While many institutions nationwide are forced to downsize due to budgetary restraints, the Jewish Theological Seminary is thriving, thanks in part to a recent donation of $3.7 million.
The grant is part of a $12 million award to be distributed over the course of five years to schools across the country by the Jim Joseph Foundation—an organization that supports the education of Jewish youth. The foundation will distribute the additional $8.3 million between Yeshiva University, which will receive $4 million, and the Hebrew Union College-Jewish Institute of Religion, which will receive $3.7 million.
According to Dr. Barry Holtz, dean of JTS’s William Davidson Graduate School of Jewish Education, JTS Chancellor Arnold Eisen helped score the grant money for Davidson through a process that began last year. Despite the welcome relief from widespread economic woes, Holtz noted that the timing of the grant applications and the financial fallout was purely coincidental.
The first of the grant’s two parts is a fellowship for students, for which all three schools will receive comparable amounts. The second part is a planning grant, of which Yeshiva will receive more than JTS, Holtz said, because Yeshiva is a full university with a larger budget.
Three major indicatives have been laid out to put the grant money to good use at JTS. Currently, cantorial and rabbinical students both spend a year abroad in Israel, but the education students do not. Part of the grant will go towards sending Davidson students there to connect to Israel and improve the quality of their Hebrew.
“In order to be an effective Jewish educator,” one “needs to experience Israel and needs to kind of translate that in educational terms, and you can’t do that by studying in textbooks,” noted Shuly Rubin Schwartz, dean of JTS’s Albert A. List College and Irving Lehrman research associate professor of American Jewish history.
The other two initiatives of the grant are informal education and early childhood education.

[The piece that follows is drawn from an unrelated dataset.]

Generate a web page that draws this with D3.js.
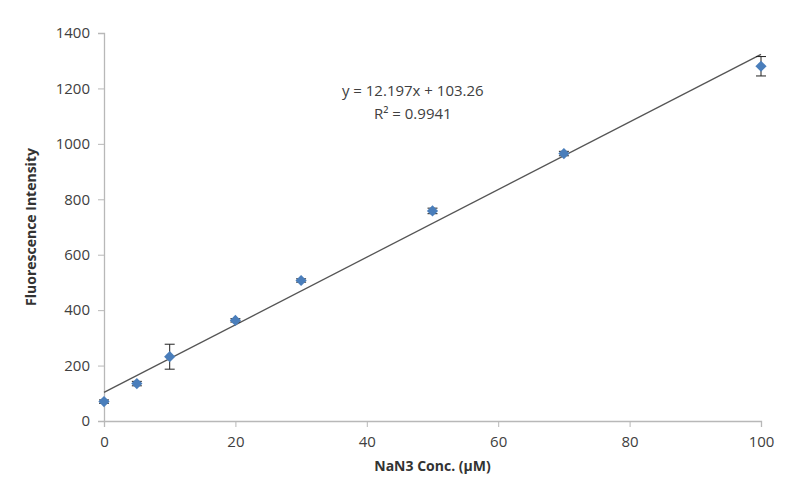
<!DOCTYPE html>
<html>
<head>
<script src="https://d3js.org/d3.v7.min.js"></script>
<style>
  body { margin: 0; background: #fff; }
  text { font-family: "Open Sans", "Noto Sans", sans-serif; }
</style>
</head>
<body>
<svg id="chart" width="800" height="502"></svg>
<script>
// data
var conc = [0, 5, 10, 20, 30, 50, 70, 100];
var intensity = [70, 135, 232, 363, 507, 758, 965, 1280];
var errBars = [6, 8, 45, 6, 6, 10, 8, 35];
var xTicks = [0, 20, 40, 60, 80, 100];
var yTicks = [0, 200, 400, 600, 800, 1000, 1200, 1400];
var slope = 12.197, intercept = 103.26;
var eqLines = ["y = 12.197x + 103.26", "R² = 0.9941"];

var svg = d3.select('#chart'),
    margin = {left: 104, right: 39, top: 33, bottom: 81},
    width = 800 - margin.left - margin.right,
    height = 502 - margin.top - margin.bottom;

var g = svg.append('g').attr('transform', 'translate(' + margin.left + ',' + margin.top + ')');

var x = d3.scaleLinear().domain([0, 100]).range([0, width]);
var y = d3.scaleLinear().domain([0, 1400]).range([height, 0]);

// axes
var yAxis = g.append('g')
    .call(d3.axisLeft(y).tickValues(yTicks).tickFormat(d3.format('d')).tickSize(6).tickPadding(8));
var xAxis = g.append('g')
    .attr('transform', 'translate(0,' + height + ')')
    .call(d3.axisBottom(x).tickValues(xTicks).tickFormat(d3.format('d')).tickSize(6).tickPadding(9));

[xAxis, yAxis].forEach(function(a) {
  a.selectAll('path, line').attr('stroke', '#b8b8b8');
  a.selectAll('text').attr('fill', '#404040').style('font-size', '15px');
  a.select('.domain').attr('stroke-width', 1.3);
});

// trend line
g.append('line')
  .attr('x1', x(0)).attr('y1', y(intercept))
  .attr('x2', x(100)).attr('y2', y(slope * 100 + intercept))
  .attr('stroke', '#555').attr('stroke-width', 1.3);

// error bars
var pts = conc.map(function(c, i) { return {x: c, y: intensity[i], e: errBars[i]}; });
var eb = g.selectAll('.err').data(pts).enter().append('g').attr('class', 'err')
  .attr('stroke', '#222').attr('stroke-width', 1);
eb.append('line')
  .attr('x1', function(d) { return x(d.x); }).attr('x2', function(d) { return x(d.x); })
  .attr('y1', function(d) { return y(d.y - d.e); }).attr('y2', function(d) { return y(d.y + d.e); });
eb.append('line')
  .attr('x1', function(d) { return x(d.x) - 5; }).attr('x2', function(d) { return x(d.x) + 5; })
  .attr('y1', function(d) { return y(d.y + d.e); }).attr('y2', function(d) { return y(d.y + d.e); });
eb.append('line')
  .attr('x1', function(d) { return x(d.x) - 5; }).attr('x2', function(d) { return x(d.x) + 5; })
  .attr('y1', function(d) { return y(d.y - d.e); }).attr('y2', function(d) { return y(d.y - d.e); });

// markers
g.selectAll('.pt').data(pts).enter().append('path')
  .attr('class', 'pt')
  .attr('d', d3.symbol().type(d3.symbolDiamond2).size(80))
  .attr('transform', function(d) { return 'translate(' + x(d.x) + ',' + y(d.y) + ')'; })
  .attr('fill', '#4a7ebb');

// equation
g.selectAll('.eq').data(eqLines).enter().append('text')
  .attr('x', x(47))
  .attr('y', function(d, i) { return y(1190) + 5 + i * 23; })
  .attr('text-anchor', 'middle')
  .attr('fill', '#404040')
  .style('font-size', '15px')
  .text(function(d) { return d; });

// axis titles
svg.append('text')
  .attr('transform', 'translate(36,' + (margin.top + height / 2) + ') rotate(-90)')
  .attr('text-anchor', 'middle')
  .style('font-size', '14px').style('font-weight', 'bold')
  .attr('fill', '#333')
  .text('Fluorescence Intensity');
svg.append('text')
  .attr('x', margin.left + width / 2)
  .attr('y', 471)
  .attr('text-anchor', 'middle')
  .style('font-size', '14px').style('font-weight', 'bold')
  .attr('fill', '#333')
  .text('NaN3 Conc. (µM)');
</script>
</body>
</html>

Dean Holtz plans to foster the existing track in the master’s program for informal education with the school’s close connection to Camp Ramah, a nationwide organization of Jewish summer programs, then “investigate and plan a new track in our master’s program for training early childhood Jewish educators.”
The Davidson School will distribute $700,000 annually over the next five academic years for student fellowships in its master’s and doctoral programs. “The timing is especially exciting to be able to think about growth and supporting new students coming into the program,” said Dr. Michelle Lynn-Sachs, assistant professor of Jewish Education at the Davidson School.
Lynn-Sachs expects applications for the Davidson School to multiply in the coming years, given the incline in fellowship money. “To be able to offer competitive funding…is critical.” She noted that the diversity of the applicant pool would change. The grant “allows us to expand the scope of who[m] we’re able to reach.”
Students and faculty remarked on the common goals of the Davidson School focus and the Jim Joseph Foundation. “Approximately two-thirds of List College students want to pursue a long-term professional career in the secular realm,” said Ariela Wenger, GS/JTS ’13.
Shana Zionts, Davidson ’10, added. “If the charity wanted it to go to further Jewish education, Davidson makes the most sense.”